→ Stored data:
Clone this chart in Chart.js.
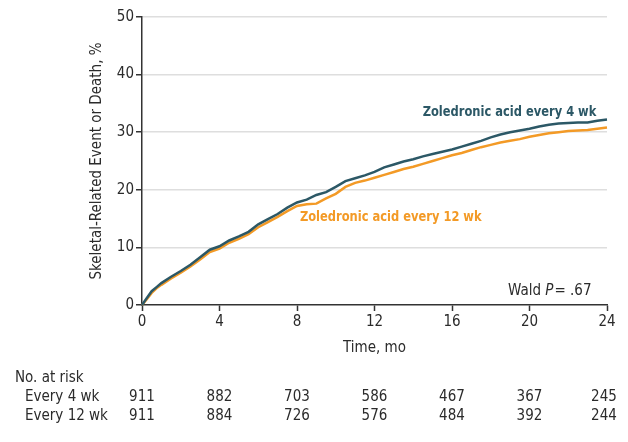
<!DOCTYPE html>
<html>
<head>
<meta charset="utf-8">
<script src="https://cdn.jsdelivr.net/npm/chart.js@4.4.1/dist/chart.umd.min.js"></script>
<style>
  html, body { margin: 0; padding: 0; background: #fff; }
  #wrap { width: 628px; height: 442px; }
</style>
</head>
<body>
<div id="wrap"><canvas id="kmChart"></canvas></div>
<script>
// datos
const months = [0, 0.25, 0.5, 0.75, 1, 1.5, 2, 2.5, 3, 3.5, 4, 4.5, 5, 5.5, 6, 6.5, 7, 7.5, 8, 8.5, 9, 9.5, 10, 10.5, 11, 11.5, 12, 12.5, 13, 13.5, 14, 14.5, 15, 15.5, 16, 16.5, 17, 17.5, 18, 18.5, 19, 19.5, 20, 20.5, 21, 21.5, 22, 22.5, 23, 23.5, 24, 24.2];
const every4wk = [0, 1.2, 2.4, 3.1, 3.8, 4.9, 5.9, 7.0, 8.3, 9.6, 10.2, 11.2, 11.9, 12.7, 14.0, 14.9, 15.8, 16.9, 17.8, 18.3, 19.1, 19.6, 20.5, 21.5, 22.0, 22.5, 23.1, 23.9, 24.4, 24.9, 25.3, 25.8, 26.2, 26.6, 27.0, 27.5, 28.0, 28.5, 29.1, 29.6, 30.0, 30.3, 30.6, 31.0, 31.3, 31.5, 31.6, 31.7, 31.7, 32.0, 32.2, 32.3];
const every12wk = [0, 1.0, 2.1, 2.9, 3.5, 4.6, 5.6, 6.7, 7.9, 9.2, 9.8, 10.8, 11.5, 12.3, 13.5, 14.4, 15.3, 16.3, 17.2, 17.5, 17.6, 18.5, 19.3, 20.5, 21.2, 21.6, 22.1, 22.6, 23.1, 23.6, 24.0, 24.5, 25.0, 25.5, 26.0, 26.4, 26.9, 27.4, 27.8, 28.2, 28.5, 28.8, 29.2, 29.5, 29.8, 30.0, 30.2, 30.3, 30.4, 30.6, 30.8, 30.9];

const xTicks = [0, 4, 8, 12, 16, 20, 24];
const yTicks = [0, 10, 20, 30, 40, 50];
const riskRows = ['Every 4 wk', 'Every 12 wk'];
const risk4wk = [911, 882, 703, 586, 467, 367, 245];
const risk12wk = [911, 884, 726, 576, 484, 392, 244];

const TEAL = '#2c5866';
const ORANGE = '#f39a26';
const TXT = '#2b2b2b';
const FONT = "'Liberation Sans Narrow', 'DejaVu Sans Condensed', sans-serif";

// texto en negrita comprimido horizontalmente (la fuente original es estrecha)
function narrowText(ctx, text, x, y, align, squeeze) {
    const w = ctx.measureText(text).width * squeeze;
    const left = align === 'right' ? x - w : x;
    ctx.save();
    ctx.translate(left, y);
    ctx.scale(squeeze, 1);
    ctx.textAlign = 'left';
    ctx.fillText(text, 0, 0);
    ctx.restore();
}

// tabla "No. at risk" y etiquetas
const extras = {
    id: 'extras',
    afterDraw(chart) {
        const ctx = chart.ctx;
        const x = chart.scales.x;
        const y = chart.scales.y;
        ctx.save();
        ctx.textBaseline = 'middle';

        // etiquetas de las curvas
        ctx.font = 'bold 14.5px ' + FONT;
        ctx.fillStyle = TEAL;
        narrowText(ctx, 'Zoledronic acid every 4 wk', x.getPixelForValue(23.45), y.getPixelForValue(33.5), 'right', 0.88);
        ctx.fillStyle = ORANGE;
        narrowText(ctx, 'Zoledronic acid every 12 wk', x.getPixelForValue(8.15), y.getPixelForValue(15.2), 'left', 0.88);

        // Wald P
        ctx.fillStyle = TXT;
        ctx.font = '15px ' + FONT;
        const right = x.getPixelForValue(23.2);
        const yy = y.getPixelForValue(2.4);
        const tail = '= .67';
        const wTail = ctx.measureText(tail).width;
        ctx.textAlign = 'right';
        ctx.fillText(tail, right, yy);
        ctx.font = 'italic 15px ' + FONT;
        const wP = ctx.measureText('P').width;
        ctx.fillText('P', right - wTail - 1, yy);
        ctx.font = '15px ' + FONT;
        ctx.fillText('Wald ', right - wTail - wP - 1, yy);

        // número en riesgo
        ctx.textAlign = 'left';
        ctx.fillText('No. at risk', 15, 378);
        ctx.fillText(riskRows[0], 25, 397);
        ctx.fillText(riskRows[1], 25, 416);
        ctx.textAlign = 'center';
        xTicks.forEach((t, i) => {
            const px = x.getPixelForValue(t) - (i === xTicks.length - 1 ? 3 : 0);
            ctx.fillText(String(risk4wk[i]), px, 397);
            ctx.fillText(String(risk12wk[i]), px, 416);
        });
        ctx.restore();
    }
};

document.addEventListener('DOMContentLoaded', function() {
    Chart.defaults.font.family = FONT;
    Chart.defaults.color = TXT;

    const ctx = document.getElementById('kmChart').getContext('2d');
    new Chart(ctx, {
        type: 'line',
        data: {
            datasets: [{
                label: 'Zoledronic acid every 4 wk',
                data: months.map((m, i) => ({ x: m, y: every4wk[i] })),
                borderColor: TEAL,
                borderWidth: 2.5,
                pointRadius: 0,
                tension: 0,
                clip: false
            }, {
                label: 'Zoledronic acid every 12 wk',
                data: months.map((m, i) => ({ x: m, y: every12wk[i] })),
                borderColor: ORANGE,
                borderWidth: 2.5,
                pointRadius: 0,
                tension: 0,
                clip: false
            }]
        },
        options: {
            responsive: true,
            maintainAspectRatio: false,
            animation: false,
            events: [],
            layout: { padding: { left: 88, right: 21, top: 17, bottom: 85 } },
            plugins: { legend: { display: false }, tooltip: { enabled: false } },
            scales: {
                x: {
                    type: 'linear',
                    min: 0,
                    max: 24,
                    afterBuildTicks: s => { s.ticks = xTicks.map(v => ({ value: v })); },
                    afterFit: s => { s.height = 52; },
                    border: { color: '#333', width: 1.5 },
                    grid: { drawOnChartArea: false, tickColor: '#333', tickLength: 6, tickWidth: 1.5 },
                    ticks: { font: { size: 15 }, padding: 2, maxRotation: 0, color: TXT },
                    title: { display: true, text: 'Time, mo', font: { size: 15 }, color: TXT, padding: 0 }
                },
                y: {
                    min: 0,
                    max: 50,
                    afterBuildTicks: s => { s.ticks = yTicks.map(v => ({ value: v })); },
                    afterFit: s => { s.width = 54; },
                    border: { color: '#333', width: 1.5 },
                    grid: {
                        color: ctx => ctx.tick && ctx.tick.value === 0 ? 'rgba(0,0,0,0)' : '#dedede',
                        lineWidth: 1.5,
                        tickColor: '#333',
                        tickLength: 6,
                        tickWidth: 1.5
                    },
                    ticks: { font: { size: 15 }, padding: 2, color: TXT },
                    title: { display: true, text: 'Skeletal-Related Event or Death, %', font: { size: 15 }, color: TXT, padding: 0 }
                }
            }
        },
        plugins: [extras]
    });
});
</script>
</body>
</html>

→ What to work on: Transcribe all of the material exactly, leaving out whatever pictures it contains.

→ Task result:
Clone this chart in Chart.js.
<!DOCTYPE html>
<html>
<head>
<meta charset="utf-8">
<script src="https://cdn.jsdelivr.net/npm/chart.js@4.4.1/dist/chart.umd.min.js"></script>
<style>
  html, body { margin: 0; padding: 0; background: #fff; }
  #wrap { width: 628px; height: 442px; }
</style>
</head>
<body>
<div id="wrap"><canvas id="kmChart"></canvas></div>
<script>
// datos
const months = [0, 0.25, 0.5, 0.75, 1, 1.5, 2, 2.5, 3, 3.5, 4, 4.5, 5, 5.5, 6, 6.5, 7, 7.5, 8, 8.5, 9, 9.5, 10, 10.5, 11, 11.5, 12, 12.5, 13, 13.5, 14, 14.5, 15, 15.5, 16, 16.5, 17, 17.5, 18, 18.5, 19, 19.5, 20, 20.5, 21, 21.5, 22, 22.5, 23, 23.5, 24, 24.2];
const every4wk = [0, 1.2, 2.4, 3.1, 3.8, 4.9, 5.9, 7.0, 8.3, 9.6, 10.2, 11.2, 11.9, 12.7, 14.0, 14.9, 15.8, 16.9, 17.8, 18.3, 19.1, 19.6, 20.5, 21.5, 22.0, 22.5, 23.1, 23.9, 24.4, 24.9, 25.3, 25.8, 26.2, 26.6, 27.0, 27.5, 28.0, 28.5, 29.1, 29.6, 30.0, 30.3, 30.6, 31.0, 31.3, 31.5, 31.6, 31.7, 31.7, 32.0, 32.2, 32.3];
const every12wk = [0, 1.0, 2.1, 2.9, 3.5, 4.6, 5.6, 6.7, 7.9, 9.2, 9.8, 10.8, 11.5, 12.3, 13.5, 14.4, 15.3, 16.3, 17.2, 17.5, 17.6, 18.5, 19.3, 20.5, 21.2, 21.6, 22.1, 22.6, 23.1, 23.6, 24.0, 24.5, 25.0, 25.5, 26.0, 26.4, 26.9, 27.4, 27.8, 28.2, 28.5, 28.8, 29.2, 29.5, 29.8, 30.0, 30.2, 30.3, 30.4, 30.6, 30.8, 30.9];

const xTicks = [0, 4, 8, 12, 16, 20, 24];
const yTicks = [0, 10, 20, 30, 40, 50];
const riskRows = ['Every 4 wk', 'Every 12 wk'];
const risk4wk = [911, 882, 703, 586, 467, 367, 245];
const risk12wk = [911, 884, 726, 576, 484, 392, 244];

const TEAL = '#2c5866';
const ORANGE = '#f39a26';
const TXT = '#2b2b2b';
const FONT = "'Liberation Sans Narrow', 'DejaVu Sans Condensed', sans-serif";

// texto en negrita comprimido horizontalmente (la fuente original es estrecha)
function narrowText(ctx, text, x, y, align, squeeze) {
    const w = ctx.measureText(text).width * squeeze;
    const left = align === 'right' ? x - w : x;
    ctx.save();
    ctx.translate(left, y);
    ctx.scale(squeeze, 1);
    ctx.textAlign = 'left';
    ctx.fillText(text, 0, 0);
    ctx.restore();
}

// tabla "No. at risk" y etiquetas
const extras = {
    id: 'extras',
    afterDraw(chart) {
        const ctx = chart.ctx;
        const x = chart.scales.x;
        const y = chart.scales.y;
        ctx.save();
        ctx.textBaseline = 'middle';

        // etiquetas de las curvas
        ctx.font = 'bold 14.5px ' + FONT;
        ctx.fillStyle = TEAL;
        narrowText(ctx, 'Zoledronic acid every 4 wk', x.getPixelForValue(23.45), y.getPixelForValue(33.5), 'right', 0.88);
        ctx.fillStyle = ORANGE;
        narrowText(ctx, 'Zoledronic acid every 12 wk', x.getPixelForValue(8.15), y.getPixelForValue(15.2), 'left', 0.88);

        // Wald P
        ctx.fillStyle = TXT;
        ctx.font = '15px ' + FONT;
        const right = x.getPixelForValue(23.2);
        const yy = y.getPixelForValue(2.4);
        const tail = '= .67';
        const wTail = ctx.measureText(tail).width;
        ctx.textAlign = 'right';
        ctx.fillText(tail, right, yy);
        ctx.font = 'italic 15px ' + FONT;
        const wP = ctx.measureText('P').width;
        ctx.fillText('P', right - wTail - 1, yy);
        ctx.font = '15px ' + FONT;
        ctx.fillText('Wald ', right - wTail - wP - 1, yy);

        // número en riesgo
        ctx.textAlign = 'left';
        ctx.fillText('No. at risk', 15, 378);
        ctx.fillText(riskRows[0], 25, 397);
        ctx.fillText(riskRows[1], 25, 416);
        ctx.textAlign = 'center';
        xTicks.forEach((t, i) => {
            const px = x.getPixelForValue(t) - (i === xTicks.length - 1 ? 3 : 0);
            ctx.fillText(String(risk4wk[i]), px, 397);
            ctx.fillText(String(risk12wk[i]), px, 416);
        });
        ctx.restore();
    }
};

document.addEventListener('DOMContentLoaded', function() {
    Chart.defaults.font.family = FONT;
    Chart.defaults.color = TXT;

    const ctx = document.getElementById('kmChart').getContext('2d');
    new Chart(ctx, {
        type: 'line',
        data: {
            datasets: [{
                label: 'Zoledronic acid every 4 wk',
                data: months.map((m, i) => ({ x: m, y: every4wk[i] })),
                borderColor: TEAL,
                borderWidth: 2.5,
                pointRadius: 0,
                tension: 0,
                clip: false
            }, {
                label: 'Zoledronic acid every 12 wk',
                data: months.map((m, i) => ({ x: m, y: every12wk[i] })),
                borderColor: ORANGE,
                borderWidth: 2.5,
                pointRadius: 0,
                tension: 0,
                clip: false
            }]
        },
        options: {
            responsive: true,
            maintainAspectRatio: false,
            animation: false,
            events: [],
            layout: { padding: { left: 88, right: 21, top: 17, bottom: 85 } },
            plugins: { legend: { display: false }, tooltip: { enabled: false } },
            scales: {
                x: {
                    type: 'linear',
                    min: 0,
                    max: 24,
                    afterBuildTicks: s => { s.ticks = xTicks.map(v => ({ value: v })); },
                    afterFit: s => { s.height = 52; },
                    border: { color: '#333', width: 1.5 },
                    grid: { drawOnChartArea: false, tickColor: '#333', tickLength: 6, tickWidth: 1.5 },
                    ticks: { font: { size: 15 }, padding: 2, maxRotation: 0, color: TXT },
                    title: { display: true, text: 'Time, mo', font: { size: 15 }, color: TXT, padding: 0 }
                },
                y: {
                    min: 0,
                    max: 50,
                    afterBuildTicks: s => { s.ticks = yTicks.map(v => ({ value: v })); },
                    afterFit: s => { s.width = 54; },
                    border: { color: '#333', width: 1.5 },
                    grid: {
                        color: ctx => ctx.tick && ctx.tick.value === 0 ? 'rgba(0,0,0,0)' : '#dedede',
                        lineWidth: 1.5,
                        tickColor: '#333',
                        tickLength: 6,
                        tickWidth: 1.5
                    },
                    ticks: { font: { size: 15 }, padding: 2, color: TXT },
                    title: { display: true, text: 'Skeletal-Related Event or Death, %', font: { size: 15 }, color: TXT, padding: 0 }
                }
            }
        },
        plugins: [extras]
    });
});
</script>
</body>
</html>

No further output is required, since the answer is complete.